Eddie Lampert, the legendary hedge fund manager, was once hailed as the “ Steve Jobs of the investment world” and the second coming of Warren Buffett. These days, he claims the number 2 spot on Forbes’ list of America’s worst CEOs. He has destroyed Sears, the iconic retail giant founded in 1886, which used to be known as the place “Where America Shops.”
America now avoids Sears at all costs, thanks largely to Mr. Lampert and his love of twisted economic logic.

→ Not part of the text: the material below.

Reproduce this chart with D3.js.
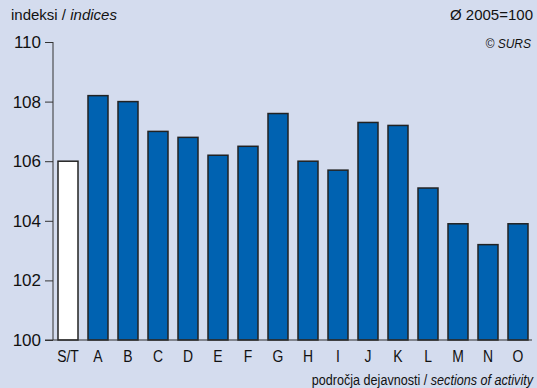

A bit of background: Lampert cut his teeth on Wall Street at the risk-arbitrage desk of Goldman Sachs under Robert Rubin, who later became U.S. Treasury Secretary and now serves as vice chairman at Citigroup. In 1988, Lampert founded ESL Investments and joined the billionaire's club at age 41. He rose to fame in the early 2000s for seizing control of Kmart during bankruptcy and then using it to take over Sears. Along the way he was kidnapped and deposited on a motel toilet in handcuffs for nearly 40 hours, and lived to tell the tale. Lampert is known for his touchiness and odd habits, such as conducting meetings from a bare bones room to Sears executives forced to tune in by videoconference. He hates flying.
You might say that Lampert is the distillation of the fervent market worship and wrong-headed economic approaches that came to dominate the U.S. in the 1980s and have yet to run their fatal course. He adores Ayn Rand, and is reported to have given out copies of Atlas Shrugged during an ESL annual dinner. Lampert is also a fan of Friedrich von Hayek, the Austrian economist beloved by conservatives and libertarians. As a Robert Rubin protégé, he absorbed the lessons of a man whose discredited economic focus on budget deficits ended up starving the country’s infrastructure, education and alternative energy.

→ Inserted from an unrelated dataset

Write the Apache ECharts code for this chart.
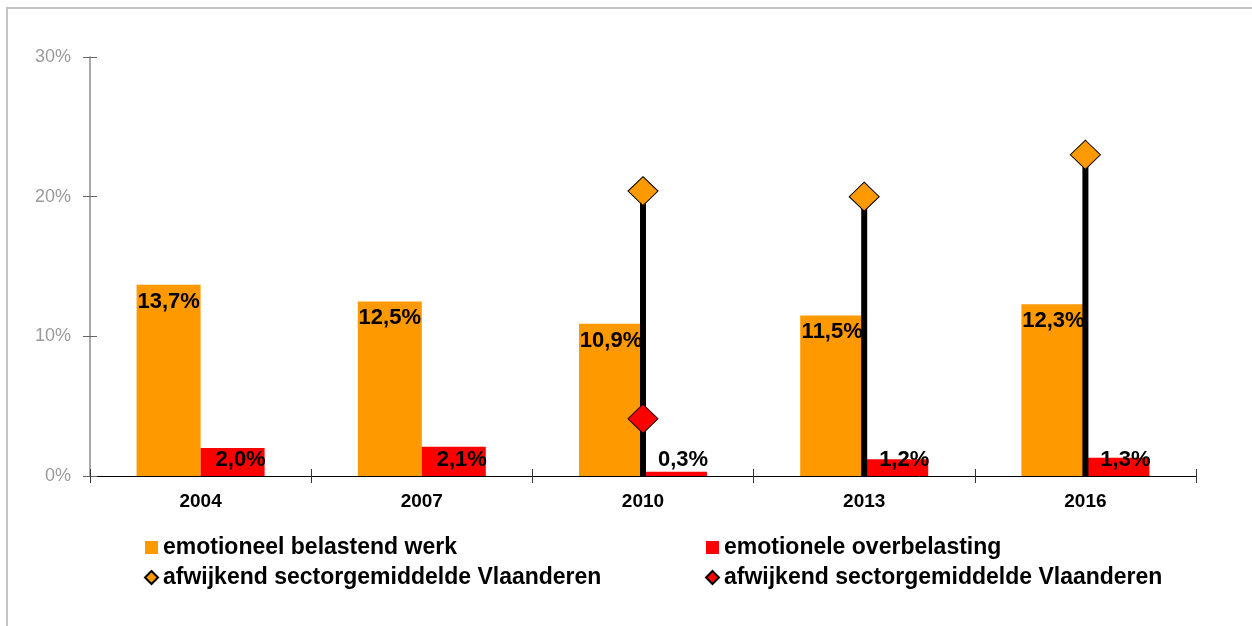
<!DOCTYPE html>
<html>
<head>
<meta charset="utf-8">
<script src="https://cdn.jsdelivr.net/npm/echarts@6/dist/echarts.min.js"></script>
<style>
html,body{margin:0;padding:0;background:#fff;overflow:hidden;}
#chart{width:1252px;height:626px;}
</style>
</head>
<body>
<div id="chart"></div>
<script>
var categories = ['2004', '2007', '2010', '2013', '2016'];
var belastendWerk = [13.7, 12.5, 10.9, 11.5, 12.3];
var overbelasting = [2.0, 2.1, 0.3, 1.2, 1.3];
var afwijkendOranje = ['-', '-', 20.4, 20.0, 23.0];
var afwijkendRood = ['-', '-', 4.1, '-', '-'];
var yTicks = [0, 10, 20, 30];

var nameWerk = 'emotioneel belastend werk';
var nameOver = 'emotionele overbelasting';
var nameAfwO = 'afwijkend sectorgemiddelde Vlaanderen';
var nameAfwR = 'afwijkend sectorgemiddelde Vlaanderen\u200b';

var FONT = '"Liberation Sans", Arial, sans-serif';
function pct(p) { return p.value.toFixed(1).replace('.', ',') + '%'; }

var legendText = { fontFamily: FONT, fontSize: 23, fontWeight: 'bold', color: '#000', lineHeight: 23 };

var chart = echarts.init(document.getElementById('chart'));
chart.setOption({
  animation: false,
  backgroundColor: '#ffffff',
  textStyle: { fontFamily: FONT },
  graphic: [{
    type: 'polyline', silent: true, z: -10,
    shape: { points: [[7, 700], [7, 8], [1300, 8]] },
    style: { fill: 'none', stroke: '#c4c4c4', lineWidth: 2 }
  }],
  grid: { left: 90, right: 56, top: 57, bottom: 150 },
  legend: [{
    left: 144, top: 536, orient: 'vertical', itemGap: 7, padding: 0,
    itemWidth: 13, itemHeight: 13,
    textStyle: legendText,
    data: [{ name: nameWerk, icon: 'rect' }, { name: nameAfwO, icon: 'diamond' }]
  }, {
    left: 705, top: 536, orient: 'vertical', itemGap: 7, padding: 0,
    itemWidth: 13, itemHeight: 13,
    textStyle: legendText,
    data: [{ name: nameOver, icon: 'rect' }, { name: nameAfwR, icon: 'diamond' }]
  }],
  xAxis: [{
    type: 'category', data: categories, position: 'bottom',
    axisLine: { lineStyle: { color: '#000', width: 1 } },
    axisTick: { show: true, length: 7, lineStyle: { color: '#333' } },
    axisLabel: { color: '#000', fontFamily: FONT, fontSize: 19, fontWeight: 'bold', margin: 16 }
  }, {
    type: 'category', data: categories, position: 'bottom',
    axisLine: { show: false },
    axisTick: { show: true, inside: true, length: 7, lineStyle: { color: '#333' } },
    axisLabel: { show: false }
  }],
  yAxis: [{
    type: 'value', min: yTicks[0], max: yTicks[yTicks.length - 1], interval: 10,
    axisLine: { show: true, lineStyle: { color: '#8c8c8c', width: 1.5 } },
    axisTick: { show: true, length: 7, lineStyle: { color: '#666' } },
    axisLabel: { formatter: '{value}%', color: '#9a9a9a', fontFamily: FONT, fontSize: 18, margin: 19 },
    splitLine: { show: false }
  }, {
    type: 'value', position: 'left', min: yTicks[0], max: yTicks[yTicks.length - 1], interval: 10,
    axisLine: { show: false },
    axisTick: { show: true, inside: true, length: 7, lineStyle: { color: '#666' } },
    axisLabel: { show: false },
    splitLine: { show: false }
  }],
  series: [{
    name: nameWerk, type: 'bar', data: belastendWerk,
    xAxisIndex: 0, yAxisIndex: 0,
    barWidth: 64, barGap: '0%',
    itemStyle: { color: '#FF9900' },
    label: {
      show: true, position: 'insideTop', distance: 6, formatter: pct,
      color: '#000', fontFamily: FONT, fontSize: 22, fontWeight: 'bold'
    },
    z: 2
  }, {
    name: nameOver, type: 'bar', data: overbelasting,
    xAxisIndex: 0, yAxisIndex: 0,
    barWidth: 64, barGap: '0%',
    itemStyle: { color: '#FF0000' },
    label: {
      show: true, position: 'insideBottom', distance: 5, offset: [8, 0], formatter: pct,
      color: '#000', fontFamily: FONT, fontSize: 22, fontWeight: 'bold'
    },
    z: 2
  }, {
    name: 'lijn', type: 'bar', data: afwijkendOranje,
    xAxisIndex: 1, yAxisIndex: 0,
    barWidth: 6,
    itemStyle: { color: '#000' },
    silent: true,
    z: 5
  }, {
    name: nameAfwO, type: 'scatter', data: afwijkendOranje,
    xAxisIndex: 0, yAxisIndex: 0,
    symbol: 'diamond', symbolSize: [30, 29],
    itemStyle: { color: '#FF9900', borderColor: '#000', borderWidth: 1, opacity: 1 },
    z: 6
  }, {
    name: nameAfwR, type: 'scatter', data: afwijkendRood,
    xAxisIndex: 0, yAxisIndex: 0,
    symbol: 'diamond', symbolSize: [30, 29],
    itemStyle: { color: '#FF0000', borderColor: '#000', borderWidth: 1, opacity: 1 },
    z: 6
  }]
});
</script>
</body>
</html>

Looking at what Lampert has done to Sears, we can see what happens when the lessons of his mentors are actually applied in the real world. It isn’t pretty.
1. Myth: Bigger is better
William Lazonick, an expert on the American business corporation, has written about the rise of the conglomerate movement of the 1960s. At the time, shareholders were clamoring for rapid growth, so they pushed for big mergers and acquisitions. Once-successful firms were pressured to move away from their core businesses, often to terrible effects. In an email to me, Lazonick noted that “the ideology was that a good manager could manage anything, and that all the central office needed was performance statistics so that it could ‘manage by the numbers’." This foolishness "imploded," as Lazonick put it, in the 1970s .
Evidently Lampert didn’t get the memo. In the 1980s, as deregulation got the casino games rolling on Wall Street, mergers and acquisition fever once again took hold. This time around, mergers more often involved acquisitions in the same industry, like Bristol Meyers' acquisition of Squibb. Two new terms entered the American vocabulary, the “hostile takeover” and the “corporate raider.” Oliver Stone made a movie about this episode called Wall Street.
Some refer to Lampert as a corporate raider. He prefers the term “active investor.” It must be admitted that Lampert wasn’t only interested in stripping the assets of his retail giant to make a fortune off it right away. He thought he could increase profits, too. After making a nice wad of cash from Kmart by selling off the valuable real estate sitting under dozens of stores, shutting down 600 stores and laying off tens of thousands of workers in the name of cost-cutting and thereby jacking up the stock price, he got bigger ideas. He would use Kmart to take over another ginormous retailer, Sears.